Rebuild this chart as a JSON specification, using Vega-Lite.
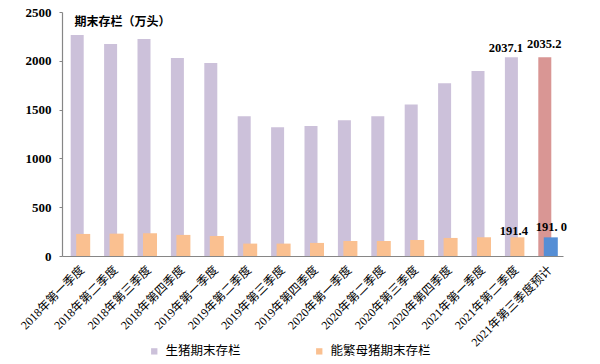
{
  "$schema": "https://vega.github.io/schema/vega-lite/v6.json",
  "width": 501,
  "height": 244,
  "autosize": {"type": "none"},
  "padding": {"left": 62, "top": 12, "right": 37, "bottom": 108},
  "background": "white",
  "config": {
    "view": {"stroke": null},
    "font": "Liberation Serif, Noto Sans CJK SC",
    "axis": {"grid": false}
  },
  "data": {
    "values": [
      {"cat": "2018年第一季度", "series": "生猪期末存栏", "group": "生猪期末存栏", "value": 2265, "label": ""},
      {"cat": "2018年第二季度", "series": "生猪期末存栏", "group": "生猪期末存栏", "value": 2173, "label": ""},
      {"cat": "2018年第三季度", "series": "生猪期末存栏", "group": "生猪期末存栏", "value": 2224, "label": ""},
      {"cat": "2018年第四季度", "series": "生猪期末存栏", "group": "生猪期末存栏", "value": 2029, "label": ""},
      {"cat": "2019年第一季度", "series": "生猪期末存栏", "group": "生猪期末存栏", "value": 1978, "label": ""},
      {"cat": "2019年第二季度", "series": "生猪期末存栏", "group": "生猪期末存栏", "value": 1433, "label": ""},
      {"cat": "2019年第三季度", "series": "生猪期末存栏", "group": "生猪期末存栏", "value": 1320, "label": ""},
      {"cat": "2019年第四季度", "series": "生猪期末存栏", "group": "生猪期末存栏", "value": 1333, "label": ""},
      {"cat": "2020年第一季度", "series": "生猪期末存栏", "group": "生猪期末存栏", "value": 1392, "label": ""},
      {"cat": "2020年第二季度", "series": "生猪期末存栏", "group": "生猪期末存栏", "value": 1433, "label": ""},
      {"cat": "2020年第三季度", "series": "生猪期末存栏", "group": "生猪期末存栏", "value": 1553, "label": ""},
      {"cat": "2020年第四季度", "series": "生猪期末存栏", "group": "生猪期末存栏", "value": 1769, "label": ""},
      {"cat": "2021年第一季度", "series": "生猪期末存栏", "group": "生猪期末存栏", "value": 1895, "label": ""},
      {"cat": "2021年第二季度", "series": "生猪期末存栏", "group": "生猪期末存栏", "value": 2037.1, "label": "2037.1"},
      {"cat": "2021年第三季度预计", "series": "生猪期末存栏", "group": "生猪预计", "value": 2035.2, "label": "2035.2"},
      {"cat": "2018年第一季度", "series": "能繁母猪期末存栏", "group": "能繁母猪期末存栏", "value": 226, "label": ""},
      {"cat": "2018年第二季度", "series": "能繁母猪期末存栏", "group": "能繁母猪期末存栏", "value": 229, "label": ""},
      {"cat": "2018年第三季度", "series": "能繁母猪期末存栏", "group": "能繁母猪期末存栏", "value": 233, "label": ""},
      {"cat": "2018年第四季度", "series": "能繁母猪期末存栏", "group": "能繁母猪期末存栏", "value": 216, "label": ""},
      {"cat": "2019年第一季度", "series": "能繁母猪期末存栏", "group": "能繁母猪期末存栏", "value": 205, "label": ""},
      {"cat": "2019年第二季度", "series": "能繁母猪期末存栏", "group": "能繁母猪期末存栏", "value": 127, "label": ""},
      {"cat": "2019年第三季度", "series": "能繁母猪期末存栏", "group": "能繁母猪期末存栏", "value": 127, "label": ""},
      {"cat": "2019年第四季度", "series": "能繁母猪期末存栏", "group": "能繁母猪期末存栏", "value": 134, "label": ""},
      {"cat": "2020年第一季度", "series": "能繁母猪期末存栏", "group": "能繁母猪期末存栏", "value": 154, "label": ""},
      {"cat": "2020年第二季度", "series": "能繁母猪期末存栏", "group": "能繁母猪期末存栏", "value": 154, "label": ""},
      {"cat": "2020年第三季度", "series": "能繁母猪期末存栏", "group": "能繁母猪期末存栏", "value": 164, "label": ""},
      {"cat": "2020年第四季度", "series": "能繁母猪期末存栏", "group": "能繁母猪期末存栏", "value": 185, "label": ""},
      {"cat": "2021年第一季度", "series": "能繁母猪期末存栏", "group": "能繁母猪期末存栏", "value": 192, "label": ""},
      {"cat": "2021年第二季度", "series": "能繁母猪期末存栏", "group": "能繁母猪期末存栏", "value": 191.4, "label": "191.4"},
      {"cat": "2021年第三季度预计", "series": "能繁母猪期末存栏", "group": "能繁母猪预计", "value": 191.0, "label": "191. 0"}
    ]
  },
  "encoding": {
    "x": {
      "field": "cat", "type": "nominal", "sort": null,
      "scale": {"paddingInner": 0, "paddingOuter": 0},
      "axis": {
        "title": null, "labelAngle": -45, "labelAlign": "right", "labelBaseline": "top",
        "labelPadding": 8, "ticks": false, "domainColor": "#868686", "domainWidth": 1.2,
        "labelFontSize": 12, "labelColor": "#000000", "labelFont": "Liberation Serif, Noto Sans CJK SC"
      }
    },
    "y": {
      "field": "value", "type": "quantitative",
      "scale": {"domain": [0, 2500], "nice": false},
      "axis": {
        "values": [0, 500, 1000, 1500, 2000, 2500], "format": "d",
        "title": "期末存栏（万头）", "titleAngle": 0, "titleAlign": "left", "titleBaseline": "middle",
        "titleX": 12, "titleY": 9, "titleFontSize": 12, "titleFontWeight": "bold", "titleColor": "#000000",
        "titleFont": "Noto Sans CJK SC",
        "labelFontSize": 13, "labelFontWeight": "bold", "labelColor": "#000000", "labelPadding": 8,
        "labelFont": "Liberation Serif",
        "tickSize": 3, "tickColor": "#868686", "domainColor": "#868686", "domainWidth": 1.2
      }
    }
  },
  "layer": [
    {
      "transform": [{"filter": "datum.series === '生猪期末存栏'"}],
      "mark": {"type": "bar", "width": 13, "xOffset": -1.5},
      "encoding": {
        "color": {
          "field": "group", "type": "nominal",
          "scale": {
            "domain": ["生猪期末存栏", "能繁母猪期末存栏", "生猪预计", "能繁母猪预计"],
            "range": ["#CCC1DA", "#FAC090", "#D99694", "#558ED5"]
          },
          "legend": {
            "values": ["生猪期末存栏", "能繁母猪期末存栏"],
            "title": null, "orient": "none", "direction": "horizontal",
            "legendX": 86, "legendY": 333,
            "symbolType": "square", "symbolSize": 40, "symbolStrokeWidth": 0,
            "labelFontSize": 12.5, "labelFont": "Noto Sans CJK SC", "labelColor": "#000000",
            "columnPadding": 72, "labelOffset": 5
          }
        }
      }
    },
    {
      "transform": [{"filter": "datum.series === '能繁母猪期末存栏'"}],
      "mark": {"type": "bar", "width": 14, "xOffset": 4.5},
      "encoding": {
        "color": {"field": "group", "type": "nominal"}
      }
    },
    {
      "transform": [{"filter": "datum.series === '生猪期末存栏' && datum.cat === '2021年第二季度'"}],
      "mark": {"type": "text", "xOffset": -7, "dy": -5, "baseline": "alphabetic", "fontSize": 12.5, "fontWeight": "bold", "font": "Liberation Serif", "color": "#000000"},
      "encoding": {"text": {"field": "label"}}
    },
    {
      "transform": [{"filter": "datum.series === '生猪期末存栏' && datum.cat === '2021年第三季度预计'"}],
      "mark": {"type": "text", "xOffset": -2, "dy": -9, "baseline": "alphabetic", "fontSize": 12.5, "fontWeight": "bold", "font": "Liberation Serif", "color": "#000000"},
      "encoding": {"text": {"field": "label"}}
    },
    {
      "transform": [{"filter": "datum.series === '能繁母猪期末存栏' && datum.cat === '2021年第二季度'"}],
      "mark": {"type": "text", "xOffset": 1, "dy": -2, "baseline": "alphabetic", "fontSize": 12.5, "fontWeight": "bold", "font": "Liberation Serif", "color": "#000000"},
      "encoding": {"text": {"field": "label"}}
    },
    {
      "transform": [{"filter": "datum.series === '能繁母猪期末存栏' && datum.cat === '2021年第三季度预计'"}],
      "mark": {"type": "text", "xOffset": 5, "dy": -6, "baseline": "alphabetic", "fontSize": 12.5, "fontWeight": "bold", "font": "Liberation Serif", "color": "#000000"},
      "encoding": {"text": {"field": "label"}}
    }
  ]
}
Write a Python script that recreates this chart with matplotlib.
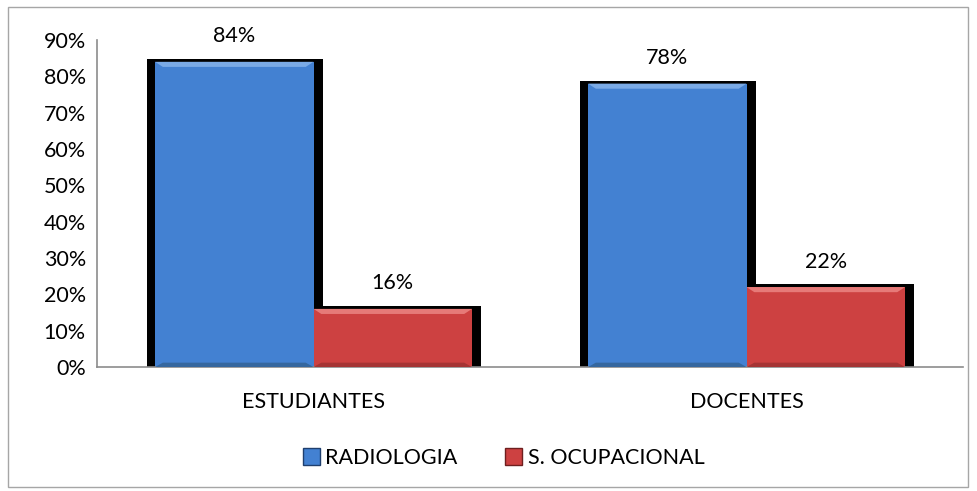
import numpy as np
import matplotlib.pyplot as plt
from matplotlib.patches import Patch, Rectangle, Polygon

# donnees
categorias = ['ESTUDIANTES', 'DOCENTES']
series = ['RADIOLOGIA', 'S. OCUPACIONAL']
radiologia = [0.84, 0.78]
ocupacional = [0.16, 0.22]
ticks_y = [0, 0.1, 0.2, 0.3, 0.4, 0.5, 0.6, 0.7, 0.8, 0.9]

colores = ['#4381d2', '#cd4141']
claros = ['#7aaae6', '#e67a78']
oscuros = ['#35679f', '#a53434']

plt.rcParams['font.family'] = ['Lato', 'DejaVu Sans']
plt.rcParams['font.size'] = 15.5

fig = plt.figure(figsize=(9.78, 4.91), dpi=100)
fig.patches.append(Rectangle((0.008, 0.008), 0.982, 0.978, transform=fig.transFigure,
                             fill=False, edgecolor='#a6a6a6', linewidth=1.0))
ax = fig.add_axes([0.0992, 0.2525, 0.8855, 0.666])

x = np.arange(len(categorias))
w = 0.366
# ombre noire derriere les barres (px -> unites de donnees)
dx_g = 8 / 866 * 2
dx_d = 9 / 866 * 2
dy = 0.008

valores = [radiologia, ocupacional]
for i, vals in enumerate(valores):
    pos = x - w / 2 + i * w
    ax.bar(pos - dx_g / 2 + dx_d / 2, np.array(vals) + dy, w + dx_g + dx_d,
           color='black', zorder=1)

for i, vals in enumerate(valores):
    pos = x - w / 2 + i * w
    bars = ax.bar(pos, vals, w, color=colores[i], zorder=2)
    for b, v in zip(bars, vals):
        x0 = b.get_x()
        x1 = x0 + b.get_width()
        # petit biseau clair en haut, plus sombre en bas
        e = 0.018
        ax.add_patch(Polygon([(x0, v), (x1, v), (x1 - e, v - 0.014), (x0 + e, v - 0.014)],
                             closed=True, color=claros[i], zorder=3, linewidth=0))
        ax.add_patch(Polygon([(x0, 0), (x1, 0), (x1 - e, 0.012), (x0 + e, 0.012)],
                             closed=True, color=oscuros[i], zorder=3, linewidth=0))
        ax.annotate(f'{v * 100:.0f}%', (b.get_x() + b.get_width() / 2, v + dy),
                    xytext=(0, 9), textcoords='offset points',
                    ha='center', va='bottom')

ax.set_xlim(-0.5, 1.5)
ax.set_ylim(0, 0.9)
ax.set_yticks(ticks_y)
ax.set_yticklabels([f'{t * 100:.0f}%' for t in ticks_y])
ax.set_xticks(x)
ax.set_xticklabels(categorias)
ax.tick_params(length=0, pad=8)
ax.tick_params(axis='x', pad=18)
for s in ['top', 'right']:
    ax.spines[s].set_visible(False)
for s in ['left', 'bottom']:
    ax.spines[s].set_color('#8c8c8c')
    ax.spines[s].set_linewidth(1.2)

handles = [Patch(facecolor=colores[0], edgecolor='#1f3f6e'),
           Patch(facecolor=colores[1], edgecolor='#6e1f1f')]
fig.legend(handles, series, loc='center', bbox_to_anchor=(0.515, 0.067), ncol=2,
           frameon=False, handlelength=0.8, handleheight=0.8, handletextpad=0.25,
           columnspacing=2.2)

fig.savefig('out.png', dpi=100)
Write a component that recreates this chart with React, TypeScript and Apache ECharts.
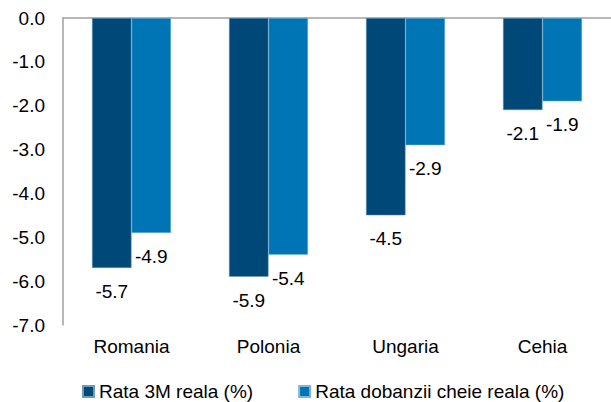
import React, { useEffect, useRef } from "react";
import * as echarts from "echarts";

const categories = ["Romania", "Polonia", "Ungaria", "Cehia"];
const rata3M = [-5.7, -5.9, -4.5, -2.1];
const rataCheie = [-4.9, -5.4, -2.9, -1.9];
const seriesNames = ["Rata 3M reala (%)", "Rata dobanzii cheie reala (%)"];

const FONT = "Liberation Sans, Arial, sans-serif";

export default function App() {
  const ref = useRef<HTMLDivElement>(null);
  useEffect(() => {
    document.body.style.margin = "0";
    const chart = echarts.init(ref.current!, null, { renderer: "svg" });
    const label = {
      show: true,
      position: "bottom",
      distance: 14,
      color: "#000",
      fontSize: 19,
      fontFamily: FONT,
      formatter: (p: any) => Number(p.value).toFixed(1),
    };
    chart.setOption({
      animation: false,
      textStyle: { fontFamily: FONT },
      grid: { left: 63, top: 18, width: 553, height: 307, containLabel: false },
      legend: {
        data: seriesNames,
        left: 77,
        top: 377,
        itemWidth: 11,
        itemHeight: 11,
        itemGap: 45,
        icon: "rect",
        textStyle: { fontSize: 19, color: "#000", fontFamily: FONT },
      },
      xAxis: [
        {
          type: "category",
          data: categories,
          position: "bottom",
          axisLine: { show: false, onZero: false },
          axisTick: { show: false },
          axisLabel: { fontSize: 19, color: "#000", margin: 12, fontFamily: FONT },
        },
        {
          type: "category",
          data: categories,
          position: "top",
          axisLine: { show: true, onZero: false, lineStyle: { color: "#a0a0a0", width: 1.5 } },
          axisTick: { show: false },
          axisLabel: { show: false },
        },
      ],
      yAxis: {
        type: "value",
        min: -7,
        max: 0,
        interval: 1,
        axisLine: { show: true, lineStyle: { color: "#a0a0a0", width: 1.5 } },
        axisTick: { show: false },
        splitLine: { show: false },
        axisLabel: {
          fontSize: 19,
          color: "#000",
          margin: 18,
          fontFamily: FONT,
          formatter: (v: number) => v.toFixed(1),
        },
      },
      series: [
        {
          name: seriesNames[0],
          type: "bar",
          xAxisIndex: 0,
          data: rata3M,
          barWidth: 39.5,
          barGap: "0%",
          itemStyle: { color: "#004878", borderColor: "#6f9cbd", borderWidth: 0.5 },
          label,
        },
        {
          name: seriesNames[1],
          type: "bar",
          xAxisIndex: 0,
          data: rataCheie,
          barWidth: 39.5,
          barGap: "0%",
          itemStyle: { color: "#0075b5", borderColor: "#7fb6d8", borderWidth: 0.5 },
          label,
        },
      ],
    });
    return () => chart.dispose();
  }, []);
  return <div ref={ref} style={{ width: 611, height: 402 }} />;
}
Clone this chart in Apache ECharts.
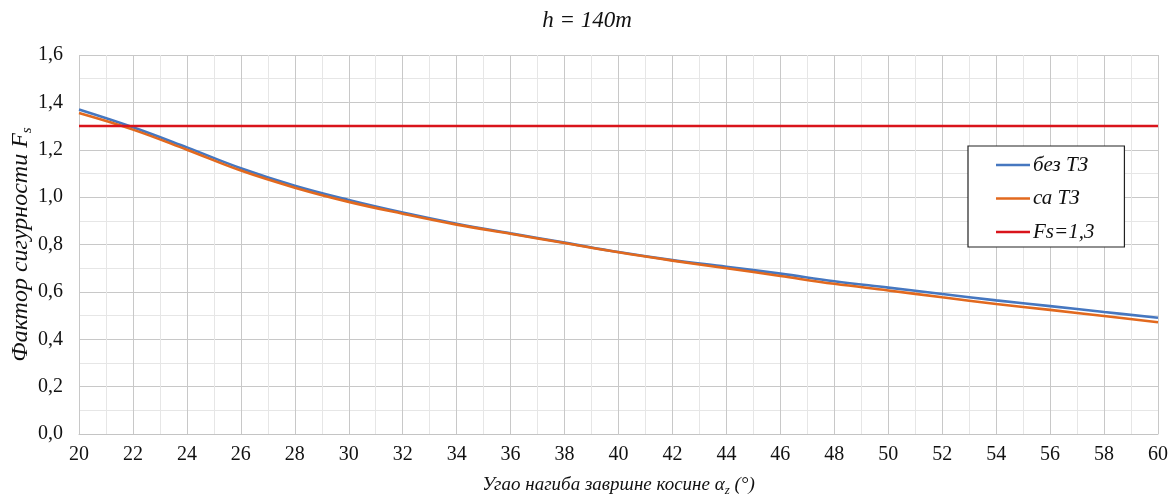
<!DOCTYPE html>
<html>
<head>
<meta charset="utf-8">
<script src="https://cdn.jsdelivr.net/npm/echarts@6/dist/echarts.min.js"></script>
<style>
html,body{margin:0;padding:0;background:#fff;}
#c{width:1174px;height:501px;}
</style>
</head>
<body>
<div id="c"></div>
<script>
const angles = [20,22,24,26,28,30,32,34,36,38,40,42,44,46,48,50,52,54,56,58,60];
const bezTZ = [1.370,1.295,1.210,1.122,1.048,0.988,0.935,0.888,0.847,0.808,0.768,0.734,0.706,0.677,0.645,0.618,0.591,0.564,0.540,0.515,0.491];
const saTZ  = [1.355,1.285,1.200,1.112,1.040,0.980,0.930,0.884,0.845,0.806,0.767,0.732,0.700,0.667,0.634,0.606,0.577,0.549,0.524,0.498,0.472];
const fsLimit = 1.3;
const seriesNames = ['без ТЗ','са ТЗ','Fs=1,3'];
const titleText = 'h = 140m';

const serif = '"Liberation Serif","Times New Roman",serif';
const pair = (ys) => angles.map((a,i)=>[a, ys[i]]);

const chart = echarts.init(document.getElementById('c'), null, {renderer:'canvas'});
chart.setOption({
  animation:false,
  backgroundColor:'#fff',
  title:{
    text:titleText, left:'center', top:4,
    textStyle:{fontFamily:serif, fontStyle:'italic', fontWeight:'normal', fontSize:23, color:'#111'}
  },
  grid:{left:79, right:16, top:55, bottom:67, containLabel:false, outerBoundsMode:'none'},
  legend:{
    orient:'vertical', left:968, top:146,
    data:seriesNames.map(n=>({name:n, icon:'rect'})),
    itemWidth:34, itemHeight:2.5, itemGap:11.5,
    padding:[8,30,4,28],
    borderColor:'#222', borderWidth:1.2, backgroundColor:'#fff',
    textStyle:{fontFamily:serif, fontStyle:'italic', fontSize:21, color:'#111', lineHeight:22, padding:[0,0,0,-2]}
  },
  xAxis:{
    type:'value', min:20, max:60, interval:2,
    name:'{t|Угао нагиба завршне косине α}{s|z}{t| (°)}',
    nameLocation:'middle', nameGap:39, nameMoveOverlap:false,
    nameTextStyle:{
      rich:{
        t:{fontFamily:serif, fontStyle:'italic', fontSize:19, color:'#111', lineHeight:24},
        s:{fontFamily:serif, fontStyle:'italic', fontSize:13, color:'#111', lineHeight:14, verticalAlign:'bottom'}
      }
    },
    axisLine:{show:true, lineStyle:{color:'#c4c4c4', width:1}},
    axisTick:{show:false},
    axisLabel:{fontFamily:serif, fontSize:20, color:'#111', margin:11},
    splitLine:{show:true, lineStyle:{color:'#c8c8c8', width:1}},
    minorTick:{show:false, splitNumber:2},
    minorSplitLine:{show:true, lineStyle:{color:'#e6e6e6', width:1}}
  },
  yAxis:{
    type:'value', min:0, max:1.6, interval:0.2,
    name:'{t|Фактор сигурности }{f|F}{s|s}',
    nameLocation:'middle', nameGap:44, nameRotate:90, nameMoveOverlap:false,
    nameTextStyle:{
      rich:{
        t:{fontFamily:serif, fontStyle:'italic', fontSize:24, color:'#111', lineHeight:28},
        f:{fontFamily:serif, fontStyle:'italic', fontSize:24, color:'#111', lineHeight:28},
        s:{fontFamily:serif, fontStyle:'italic', fontSize:15, color:'#111', lineHeight:16, verticalAlign:'bottom'}
      }
    },
    axisLine:{show:false},
    axisTick:{show:false},
    axisLabel:{fontFamily:serif, fontSize:20, color:'#111', margin:16,
      formatter:(v)=>v.toFixed(1).replace('.',',')},
    splitLine:{show:true, lineStyle:{color:'#c8c8c8', width:1}},
    minorTick:{show:false, splitNumber:2},
    minorSplitLine:{show:true, lineStyle:{color:'#e6e6e6', width:1}}
  },
  series:[
    {name:seriesNames[0], type:'line', data:pair(bezTZ), smooth:0.4, showSymbol:false, symbol:'none',
     lineStyle:{color:'#4677C0', width:2.6}, itemStyle:{color:'#4677C0'}, z:3},
    {name:seriesNames[1], type:'line', data:pair(saTZ), smooth:0.4, showSymbol:false, symbol:'none',
     lineStyle:{color:'#E2691E', width:2.6}, itemStyle:{color:'#E2691E'}, z:4},
    {name:seriesNames[2], type:'line', data:pair(angles.map(()=>fsLimit)), showSymbol:false, symbol:'none',
     lineStyle:{color:'#D9141B', width:2.6}, itemStyle:{color:'#D9141B'}, z:5}
  ]
});
</script>
</body>
</html>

#### Task instructions
Using the data above, print only the lines starting at the one with "Write a component" and ending at the one with "dobanzii cheie reala", exactly as they stand, minus the pictures.

#### Correct answer
Write a component that recreates this chart with React, TypeScript and Apache ECharts.
import React, { useEffect, useRef } from "react";
import * as echarts from "echarts";

const categories = ["Romania", "Polonia", "Ungaria", "Cehia"];
const rata3M = [-5.7, -5.9, -4.5, -2.1];
const rataCheie = [-4.9, -5.4, -2.9, -1.9];
const seriesNames = ["Rata 3M reala (%)", "Rata dobanzii cheie reala (%)"];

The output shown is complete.